While intelligence agencies may communicate more efficiently today, the ball was still dropped on Christmas Day.
Thompson says the evidence should have immediately put the would-be bomber on the no-fly list. His visa should have been revoked, and where was explosives detection?
"We have five years later, not made much progress in putting in screening devices that detect explosives," Thompson said.
That was one of the key recommendations of the 9/11 Commission. In years since, some of the explosive screening technology has been judged unreliable, and there's been significant resistance to full body scanners as an unwarranted invasion of personal privacy, an argument Thompson does not accept.

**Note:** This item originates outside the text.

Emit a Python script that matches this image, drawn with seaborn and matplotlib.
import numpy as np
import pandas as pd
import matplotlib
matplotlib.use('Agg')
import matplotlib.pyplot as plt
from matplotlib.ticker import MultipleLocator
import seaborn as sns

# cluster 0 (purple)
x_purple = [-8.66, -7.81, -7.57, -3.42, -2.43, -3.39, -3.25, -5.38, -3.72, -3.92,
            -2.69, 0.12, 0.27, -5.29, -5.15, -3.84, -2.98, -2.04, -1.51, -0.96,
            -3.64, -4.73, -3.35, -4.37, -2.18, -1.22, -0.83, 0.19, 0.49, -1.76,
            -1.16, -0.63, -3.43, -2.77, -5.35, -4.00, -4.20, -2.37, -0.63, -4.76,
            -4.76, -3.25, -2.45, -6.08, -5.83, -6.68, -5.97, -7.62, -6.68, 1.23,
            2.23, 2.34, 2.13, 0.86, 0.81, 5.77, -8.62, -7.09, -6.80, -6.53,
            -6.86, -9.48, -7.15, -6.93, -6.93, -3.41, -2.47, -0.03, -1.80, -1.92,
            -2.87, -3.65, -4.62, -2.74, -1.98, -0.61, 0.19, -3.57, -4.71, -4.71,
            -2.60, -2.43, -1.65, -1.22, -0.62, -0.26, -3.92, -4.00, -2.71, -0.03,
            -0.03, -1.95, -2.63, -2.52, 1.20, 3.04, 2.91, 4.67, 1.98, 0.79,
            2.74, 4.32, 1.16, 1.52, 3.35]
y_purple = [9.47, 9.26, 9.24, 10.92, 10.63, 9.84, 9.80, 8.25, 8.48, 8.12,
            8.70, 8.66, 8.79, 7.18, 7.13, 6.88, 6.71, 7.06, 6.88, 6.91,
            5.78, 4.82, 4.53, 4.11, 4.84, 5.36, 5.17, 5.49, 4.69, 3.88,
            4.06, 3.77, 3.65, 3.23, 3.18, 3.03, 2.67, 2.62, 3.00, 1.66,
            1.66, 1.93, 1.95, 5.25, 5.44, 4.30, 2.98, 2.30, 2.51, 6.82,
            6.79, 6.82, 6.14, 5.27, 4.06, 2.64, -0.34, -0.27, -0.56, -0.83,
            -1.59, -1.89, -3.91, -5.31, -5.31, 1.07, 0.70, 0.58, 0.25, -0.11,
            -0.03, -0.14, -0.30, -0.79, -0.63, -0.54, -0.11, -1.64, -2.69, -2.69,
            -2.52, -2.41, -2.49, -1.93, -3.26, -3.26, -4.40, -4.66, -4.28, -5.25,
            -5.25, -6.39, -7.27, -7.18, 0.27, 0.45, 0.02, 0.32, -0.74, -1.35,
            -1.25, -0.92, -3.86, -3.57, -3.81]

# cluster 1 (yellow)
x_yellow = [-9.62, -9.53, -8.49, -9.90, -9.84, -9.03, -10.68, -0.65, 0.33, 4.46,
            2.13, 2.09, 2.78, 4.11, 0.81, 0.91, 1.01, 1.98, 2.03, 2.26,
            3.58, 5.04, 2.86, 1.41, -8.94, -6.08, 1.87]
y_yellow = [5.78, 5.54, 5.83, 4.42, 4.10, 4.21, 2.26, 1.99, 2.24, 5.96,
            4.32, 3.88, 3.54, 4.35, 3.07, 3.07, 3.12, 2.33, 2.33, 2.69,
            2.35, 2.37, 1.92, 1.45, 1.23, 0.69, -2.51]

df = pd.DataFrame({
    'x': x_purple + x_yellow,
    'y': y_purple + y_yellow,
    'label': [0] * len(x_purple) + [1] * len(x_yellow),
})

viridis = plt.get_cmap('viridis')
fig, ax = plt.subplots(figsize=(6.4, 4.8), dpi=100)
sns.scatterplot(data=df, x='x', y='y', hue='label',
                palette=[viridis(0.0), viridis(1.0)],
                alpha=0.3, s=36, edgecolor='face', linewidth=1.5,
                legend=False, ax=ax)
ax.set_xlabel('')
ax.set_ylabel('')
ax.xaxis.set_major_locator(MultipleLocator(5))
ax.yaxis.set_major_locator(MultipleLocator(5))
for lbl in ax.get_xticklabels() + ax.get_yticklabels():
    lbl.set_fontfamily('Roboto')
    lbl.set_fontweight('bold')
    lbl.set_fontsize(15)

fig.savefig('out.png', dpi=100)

"I thought our first civil liberty was that government should make us secure. If we don't have that, we don't have anything in this society," Thompson said. "I don't think you should be able to get on a plane and travel within the United States or to the United States without the use of a body scan," Thompson said.
The newest generation of body scanners, demonstrated Wednesday at Reagan National, provide not a sharp, but ghosted image of the body, sufficient to see objects under or in clothing. The TSA says the images are not stored or transferrable, and the operator doing the scanning is in another room.
While the security versus privacy debate will go on, Thompson calls the intelligence errors leading to Flight 253 "terrible".
There was, he says, clear evidence that Abdulmutallab's visa should have been revoked, and his name should have been put immediately on the international "no-fly list". Instead, it went on the much larger terrorist watch list.
"And these watch and terrorist lists -- you know they're still split between the government and airlines. That's crazy," Thompson said.
The all-encompassing government list has been slow in coming. There is on the half-a-million name terrorist watch list the name James R. Thompson, but not this James Thompson.
"I get stopped every 20th or 25th time, and I have to provide secondary screening information, but this guy from Nigeria waltzes on the plane. Now that tells you something is wrong when they stop a member of the 9/11 commission, but they let this guy on the plane despite the intelligence they have about him," Thompson said.
Thompson doesn't mind the occasional name-stop and secondary screening, but it is yet another illustration of how clumsy a list with half a million names on it can be.
After his father told the U.S. Embassy in Nigeria that Abdulmutallub had become radicalized, Thompson says the name should have gone on the no-fly list immediately.